SLU punter Beau Mothe also had five punts for a 34.6-yard average, but one of those punts went 18 yards and led to McNeese’s first touchdown and a 10-0 Cowboy lead.
“I think we really dug ourselves a hole early in the game because of special teams with our kickoff return unit and some very poor punting,” Lucas said. “It created short fields for McNeese and long fields for us, and I think that had a huge impact on the football game field-position-wise and therefore, points-wise.
“McNeese always is very athletic and very fast on their special team units, and we thought going in we had the right people in the right place, and apparently we didn’t. So we’ve got some things we’ve got to shore up on all those units - those kickoff returns and our punt team.”
And Lucas said that could lead to some personnel changes.
“If we’ve got to play our starting 11 on defense on the kickoff units, then we’ve got to do it,” Lucas said. “We’re trying to get some guys that are scholarship guys that are twos (second-stringers) in some areas where they ought to be able to help, and (they’re) not getting it done.”

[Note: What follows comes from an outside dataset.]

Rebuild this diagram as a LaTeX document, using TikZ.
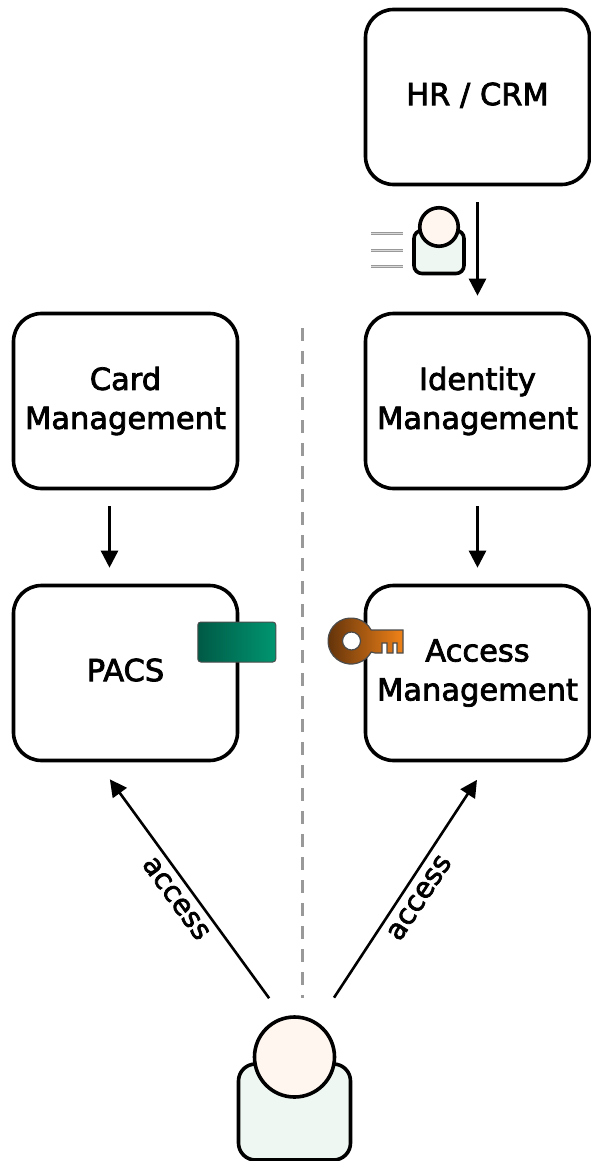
\documentclass[tikz,border=0pt]{standalone}
\usepackage{fontspec}
\setmainfont{DejaVu Sans}[FakeBold = 2.5]
\usetikzlibrary{arrows.meta, positioning}
\definecolor{bodygreen}{HTML}{EEF7F2}
\definecolor{headpink}{HTML}{FFF6F0}
\definecolor{badgedark}{HTML}{005A46}
\definecolor{badgelight}{HTML}{009670}
\definecolor{keydark}{HTML}{5E300A}
\definecolor{keylight}{HTML}{F08218}
\tikzstyle{sys} = [
  rectangle, rounded corners = 28,
  minimum width = 224, minimum height = 175, line width = 3.6,
  draw = black, text centered, align = center, font = \fontsize{30.5}{39}\selectfont
]
\tikzstyle{flow} = [-{Triangle[length = 17, width = 17]}, line width = 2.6, shorten < = 16, shorten > = 16]
\tikzstyle{use} = [flow, shorten < = 21, shorten > = 21]
\tikzstyle{label} = [sloped, below = 4, midway, font = \fontsize{28.5}{34}\selectfont]
\tikzstyle{body} = [rectangle, rounded corners = 17, draw = black, line width = 3.6, fill = bodygreen]
\tikzstyle{head} = [circle, draw = black, line width = 3.6, fill = headpink, inner sep = 0]
\tikzstyle{doc} = [gray!80, line width = 1.1, double = gray!30, double distance = 0.8]
\begin{document}
\begin{tikzpicture}[node distance = 0, x = 1pt, y = 1pt]
    \useasboundingbox (0, 0) rectangle (590, -1161);

    \node [sys] (hr) at (477.5, -97) {HR / CRM\vphantom{g}};
    \node [sys, below of = hr, yshift = -304] (idm) {Identity\\Management};
    \node [sys, below of = idm, yshift = -272] (am) {Access\\Management};
    \node [sys, left of = idm, xshift = -352] (card) {Card\\Management};
    \node [sys, below of = card, yshift = -272] (pacs) {PACS\vphantom{g}};

    % user at the bottom
    \node [body, minimum width = 112, minimum height = 96, below of = pacs, xshift = 169, yshift = -439] (user) {};
    \node [head, minimum size = 80, above of = user, yshift = 55] (user-head) {};

    % small user beside the feed
    \node [body, rounded corners = 8, minimum width = 50, minimum height = 43, left of = hr, xshift = -38.5, yshift = -155] (feed) {};
    \node [head, minimum size = 38.5, above of = feed, yshift = 25] (feed-head) {};
    \draw [doc] (371, -233) -- (403, -233);
    \draw [doc] (371, -250) -- (403, -250);
    \draw [doc] (371, -266) -- (403, -266);

    \coordinate (sep-top) at (302, -328);
    \coordinate (sep-bottom) at (302, -998);
    \draw [gray!80, line width = 3, dash pattern = on 13 off 10] (sep-top) -- (sep-bottom);

    \draw [flow] (hr) -- (idm);
    \draw [flow] ([xshift = -16]card.south) -- ([xshift = -16]pacs.north);
    \draw [flow] (idm) -- (am);
    \draw [use] ([xshift = -13]user-head.north) -- node [label] {access} ([xshift = -28]pacs.south);
    \draw [use] ([xshift = 28]user-head.north) -- node [label] {access} ([xshift = 11]am.south);

    % card on the PACS box
    \node [rectangle, rounded corners = 3, minimum width = 78, minimum height = 40, draw = black!70, line width = 1,
      left color = badgedark, right color = badgelight, right = -42 of pacs.east, yshift = 31] (badge) {};

    % key on the access box
    \path [even odd rule, draw = black!70, line width = 1.2, left color = keydark, right color = keylight]
      (371.2, -630) arc [start angle = 28.6, end angle = 331.4, radius = 23]
      -- (375, -653) -- (382, -653) -- (382, -643) -- (387, -643) -- (387, -653) -- (393, -653)
      -- (393, -643) -- (397, -643) -- (397, -653) -- (403, -653) -- (403, -630) -- cycle
      (360.5, -641) arc [start angle = 0, end angle = 360, radius = 9];
\end{tikzpicture}
\end{document}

After playing quarterbacks Brian Young and Nathan Stanley in the Lions’ first three games, Lucas opted to stick exclusively with Young against McNeese. Young went 22-for-43 for 288 yards, three touchdowns and two interceptions.
“We felt coming out of the Southern Miss game that Brian was the one that would give us the best chance of winning at McNeese,” Lucas said on the SLC teleconference on Tuesday. “As far as the reads and decisions and things like that, he was doing much better. Nathan’s still coming along. He’s still getting better. We’re going to practice them both this week.
“Looking back, hindsight, late in the game last week, we should have got Nathan in as we were behind by so many points and throwing the football a bunch to try to get back in it because that’s Nathan’s strong suit. So we’ll see how practice goes this week.”
The Lions are dealing with a rash of ankle injuries to starting defensive end Frank Bryant, starting cornerback Todd Washington and linebackers Kaleb Muse and Drew Misita.
“It’s the year of the ankle,” Lucas said. “Those things kind of run in cycles.”
Lucas said Bryant, Washington and Muse are questionable for Saturday’s game, while Misita is out.
Additionally, Lucas said starting linebacker Avery Crooks must pass a concussion test by Wednesday in order to play Saturday after being knocked unconscious against McNeese.
Lucas is still concerned over the Lions’ problems creating turnovers this season. Keiron Jones has SLU’s only interception, while Michael Chaney has the team’s only fumble recovery.
“Here’s what I’ve said to the kids, when you’re playing with young guys their first time out there in a lot of these situations, number one, they’ve got to get to the right place at the right time,” Lucas said. “Number two, they have to make the tackle when they get there. Number three, then strip the ball out. Some of our guys are still working on number one and number two and we haven’t advanced to number three.”
Lucas said the Lions’ lack of interceptions is likely a by-product of SLU’s cornerbacks playing more man-to-man coverage this season.
“Man coverage sometimes lends itself to not as many interceptions and more pass break-ups or maybe the ball not being thrown because you’re tighter,” Lucas said. “The interceptions have to come from our safety position and not from the corners because the corners are going to have their backs turned in coverage.”